How to inform upstream parties about derivations

Tim's proposal

Parties that serve provenance for entities may accept HTTP POSTS to the URI of those entities. The content of the post should contain some PROV serialization (PROV-O, PROV-JSON, PROV-XML, etc) that mentions the URI that is being posted to.

The blogger (or, any crawler that finds the provenance in the blog) could tell Oxford:

POST /instances/endpointNamedGraph32 HTTP/1.1
Content-Type: text/turtle
Content-Length: 32

@prefix prov: <http://www.w3.org/ns/prov#> .
<http://my.name/blog/2012-03-23#chart_2> prov:tracedTo <http://ox.ac.uk/instances/endpointNamedGraph32> .

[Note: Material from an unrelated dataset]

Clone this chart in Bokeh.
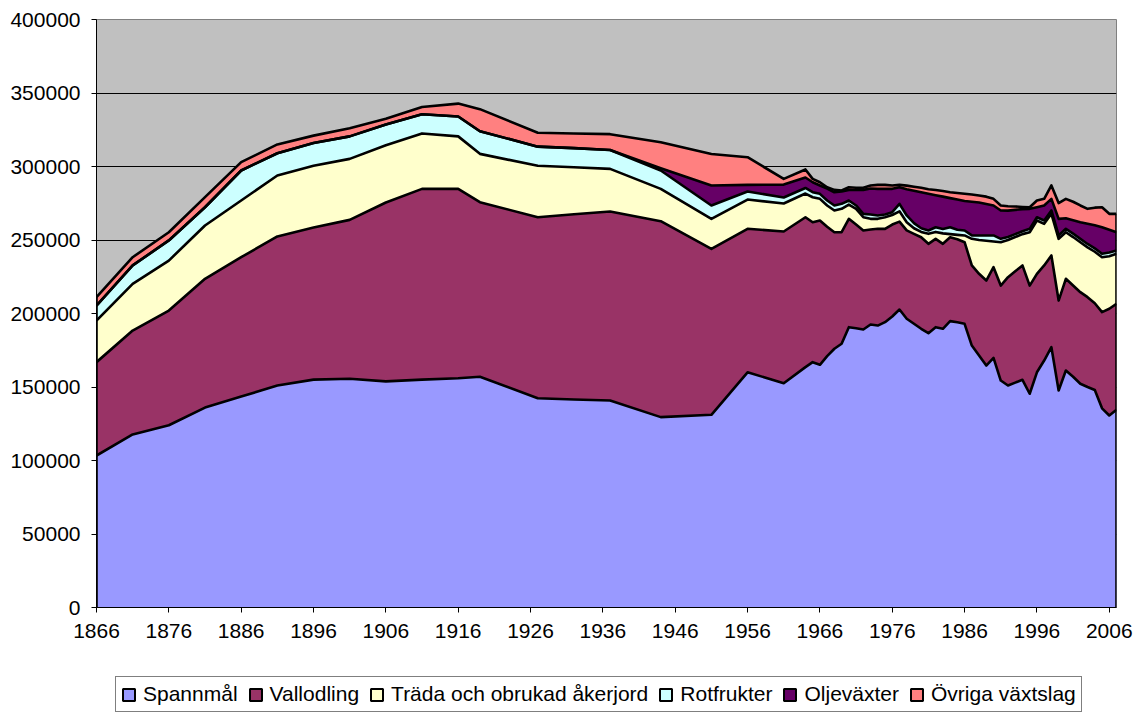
import numpy as np
from bokeh.plotting import figure
from bokeh.layouts import column
from bokeh.models import (FixedTicker, NumeralTickFormatter, Legend, LegendItem, Range1d)
from bokeh.embed import file_html
from bokeh.resources import INLINE

years = [1866, 1871, 1876, 1881, 1886, 1891, 1896, 1901, 1906, 1911, 1916, 1919, 1927, 1932,
         1937, 1944, 1951, 1956, 1961, 1964, 1965, 1966, 1967, 1968, 1969, 1970, 1971, 1972,
         1973, 1974, 1975, 1976, 1977, 1978, 1979, 1980, 1981, 1982, 1983, 1984, 1985, 1986,
         1987, 1988, 1989, 1990, 1991, 1992, 1993, 1994, 1995, 1996, 1997, 1998, 1999, 2000,
         2001, 2002, 2003, 2004, 2005, 2006, 2007]

spannmal = [103400, 117700, 124000, 136000, 143500, 151000, 155000, 155600, 153800, 155000,
            156000, 157000, 142300, 141500, 140800, 129500, 131100, 160000, 152600, 163500,
            166900, 165100, 171000, 176000, 179400, 190700, 190000, 189100, 192500, 191800,
            194100, 198000, 202700, 196400, 193000, 189600, 186600, 190700, 189600, 194800,
            194000, 193000, 178200, 171400, 164600, 169800, 154400, 151000, 153000, 154900,
            145400, 160000, 168000, 177100, 147600, 161200, 157000, 152200, 150000, 148000,
            135500, 130600, 134500]

vallodling = [63500, 70700, 78000, 87600, 94800, 101400, 103500, 108100, 121700, 129800,
              128800, 118700, 123200, 126000, 128600, 133300, 112900, 97600, 103200, 102000,
              95200, 98200, 88000, 79300, 75900, 73700, 70500, 67400, 64600, 65800,
              63500, 62500, 59800, 60100, 61200, 62300, 60800, 60100, 57800, 57100,
              56500, 55500, 54500, 55600, 57800, 61700, 64600, 73700, 75700, 77800,
              73600, 67000, 64700, 62400, 61200, 62400, 62000, 62300, 61100, 59000,
              65400, 72600, 72100]

trada = [28300, 31800, 34000, 36300, 38600, 41500, 42000, 41500, 39000, 37700,
         35700, 32900, 35000, 32000, 29000, 22000, 20400, 19900, 19000, 16100,
         17000, 14700, 14500, 14800, 15900, 9700, 10700, 9000, 7300, 6800,
         7900, 6500, 7000, 5600, 3800, 3600, 6800, 4700, 7100, 2100,
         3000, 4600, 18100, 23000, 27100, 17500, 29500, 25300, 23300, 21300,
         36300, 36300, 28300, 28300, 42000, 31700, 33000, 34000, 33900, 35000,
         37400, 35800, 34000]

rotfrukter = [10200, 12500, 13700, 12400, 20400, 15100, 15500, 15300, 14000, 13000,
              13500, 15400, 13000, 13000, 12800, 12500, 9100, 5500, 4100, 3800,
              3400, 3400, 3400, 3400, 3400, 2800, 2300, 2300, 2900, 2300,
              1800, 1900, 5100, 4600, 3500, 2500, 2300, 3200, 3000, 4700,
              3500, 3400, 2300, 3100, 3600, 4100, 2300, 2000, 2000, 2000,
              2300, 2200, 2300, 2300, 2300, 2300, 2300, 2300, 2300, 2300,
              2300, 2500, 2300]

oljevaxter = [0, 0, 0, 0, 0, 0, 0, 0, 0, 0,
              0, 0, 0, 0, 0, 1500, 13600, 4500, 8800, 7100,
              6800, 5700, 8100, 9000, 8400, 7200, 10500, 16300, 17700, 18100,
              17500, 15900, 11300, 17800, 22000, 24500, 25000, 21800, 22000, 19800,
              20500, 20000, 22900, 22400, 21400, 20400, 19300, 18000, 16500, 15000,
              13600, 6800, 10200, 7900, 11300, 7200, 9200, 11300, 13700, 15700,
              18100, 15500, 12400]

ovriga = [5700, 5600, 5600, 6900, 5700, 6000, 5000, 5500, 4000, 5000,
          8800, 15000, 9500, 10000, 10800, 17700, 21400, 18800, 3900, 5500,
          2300, 2200, 900, 1600, 700, 1800, 1500, 1400, 2100, 2700,
          2700, 2300, 1600, 2500, 2700, 3000, 3000, 3500, 3800, 4000,
          4500, 5000, 5000, 4800, 5000, 4500, 3400, 3000, 2300, 1500,
          1100, 4600, 4500, 9100, 10700, 13200, 12500, 11400, 10200, 12000,
          13600, 10800, 12500]

names = ["Spannmål", "Vallodling", "Träda och obrukad åkerjord", "Rotfrukter",
         "Oljeväxter", "Övriga växtslag"]
colors = ["#9999FF", "#993366", "#FFFFCC", "#CCFFFF", "#660066", "#FF8080"]
x_ticks = list(range(1866, 2007, 10))
y_ticks = list(range(0, 400001, 50000))

series = [spannmal, vallodling, trada, rotfrukter, oljevaxter, ovriga]

FONT = "Liberation Sans"

p = figure(width=1139, height=672, x_range=Range1d(1866, 2007), y_range=Range1d(0, 400000),
           output_backend="svg", toolbar_location=None,
           min_border_left=96, min_border_right=23, min_border_top=19, min_border_bottom=65)

p.background_fill_color = "#C0C0C0"
p.border_fill_color = "white"
p.outline_line_color = "#808080"
p.outline_line_width = 1

p.xgrid.visible = False
p.ygrid.ticker = FixedTicker(ticks=y_ticks[1:-1])
p.ygrid.grid_line_color = "black"
p.ygrid.grid_line_width = 1

p.xaxis.ticker = FixedTicker(ticks=x_ticks)
p.yaxis.ticker = FixedTicker(ticks=y_ticks)
p.xaxis.formatter = NumeralTickFormatter(format="0")
p.yaxis.formatter = NumeralTickFormatter(format="0")
for ax in (p.xaxis, p.yaxis):
    ax.axis_line_color = "black"
    ax.axis_line_width = 1
    ax.major_tick_line_color = "black"
    ax.major_tick_in = 0
    ax.major_tick_out = 5
    ax.minor_tick_line_color = None
    ax.major_label_text_font = FONT
    ax.major_label_text_font_size = "21px"
    ax.major_label_text_color = "black"
    ax.major_label_standoff = 11

x = np.array(years, dtype=float)
bottom = np.zeros(len(years))
tops = []
for vals, c in zip(series, colors):
    top = bottom + np.array(vals, dtype=float)
    p.varea(x=x, y1=bottom, y2=top, fill_color=c, fill_alpha=1)
    tops.append(top)
    bottom = top

for top in tops:
    p.line(x, top, line_color="black", line_width=2.6, line_join="round")

total = tops[-1]
p.segment(x0=[x[0], x[-1]], y0=[0, 0], x1=[x[0], x[-1]], y1=[total[0], total[-1]],
          line_color="black", line_width=2.6)

# legend strip below the chart (its frame is aligned with the chart's frame)
p2 = figure(width=1139, height=41, x_range=Range1d(0, 1), y_range=Range1d(0, 1),
            output_backend="svg", toolbar_location=None,
            x_axis_type=None, y_axis_type=None,
            min_border_left=96, min_border_right=23, min_border_top=0, min_border_bottom=0)
p2.grid.visible = False
p2.outline_line_color = None
p2.background_fill_color = "white"
p2.border_fill_color = "white"

# legend proxies: one swatch each, placed outside the strip's visible range
items = []
for name, c in zip(names, colors):
    r = p2.quad(left=[5], right=[6], top=[5], bottom=[6], fill_color=c, line_color="black",
                line_width=2)
    items.append(LegendItem(label=name, renderers=[r]))

legend = Legend(items=items, orientation="horizontal", location=(19, 1),
                border_line_color="black", border_line_width=1,
                background_fill_color="white", background_fill_alpha=1,
                padding=5, spacing=10, margin=0, label_standoff=7,
                glyph_width=15, glyph_height=15, label_height=22,
                label_text_font=FONT, label_text_font_size="21px",
                label_text_color="black")
p2.add_layout(legend)

layout = column(p, p2, spacing=0)
open("out.html", "w").write(file_html(layout, INLINE))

Then Oxford could tell RPI:

POST /...dump.ttl HTTP/1.1
Content-Type: text/turtle
Content-Length: 32

@prefix prov: <http://www.w3.org/ns/prov#> .
 <http://ox.ac.uk/instances/endpointNamedGraph32> prov:tracedTo <http://logd.tw.rpi.edu/...dump.ttl>  .


Then RPI could tell data.gov:

POST /...dump.ttl HTTP/1.1
Content-Type: text/turtle
Content-Length: 32

@prefix prov: <http://www.w3.org/ns/prov#> .
 <http://ox.ac.uk/instances/endpointNamedGraph32> prov:tracedTo <http://logd.tw.rpi.edu/...dump.ttl>  .

Then data.gov could tell any visitor to their page:

"Hey, check out http://my.name/blog/2012-03-23 because it uses this data"

Graham's proposal (example)

Resources:


Oxford pulls from RPI, gets provenance pingback address as additional Link header, in addition to the provenance link per PROV-AQ:

C: GET http://logd.tw.rpi.edu/...dump.ttl

S: Link: <http://logd.tw.rpi.edu/...dump-provenance.ttl>; rel=prov:provenance
S: Link: <http://logd.tw.rpi.edu/...dump-prov-pingback.ttl>; rel=prov:prov-pingback
 :
(resource)

Later, when the new resource has been published, Oxford POSTs to the pingback URI provided by RPI, with a provenance description that references the RPI published resource; the server response to the POST MAY include links to other provenance related information:

C: POST http://logd.tw.rpi.edu/...dump-prov-pingback.ttl
C: Content-type: text/turtle
 :
C:
C: <http://ox.ac.uk/instances/endpointNamedGraph32> prov:tracedTo <http://logd.tw.rpi.edu/...dump.ttl>  .

S: 200 Thanks!
S: Link: <http://logd.tw.rpi.edu/...dump-provenance.ttl>; 
   rel=prov:provenance; anchor="http://logd.tw.rpi.edu/...dump.ttl"
S: Link: <http://logd.tw.rpi.edu/...dump-forward-provenance.ttl>; 
   rel=prov:provenance; anchor="http://logd.tw.rpi.edu/...dump.ttl"

Note that, in the above example, the Link headers returned contain explicit anchor parameters with the URI of the original resource. Without these anchors, the links would relate the supplied provenance URIs to the pingback resource used as the POST request URI.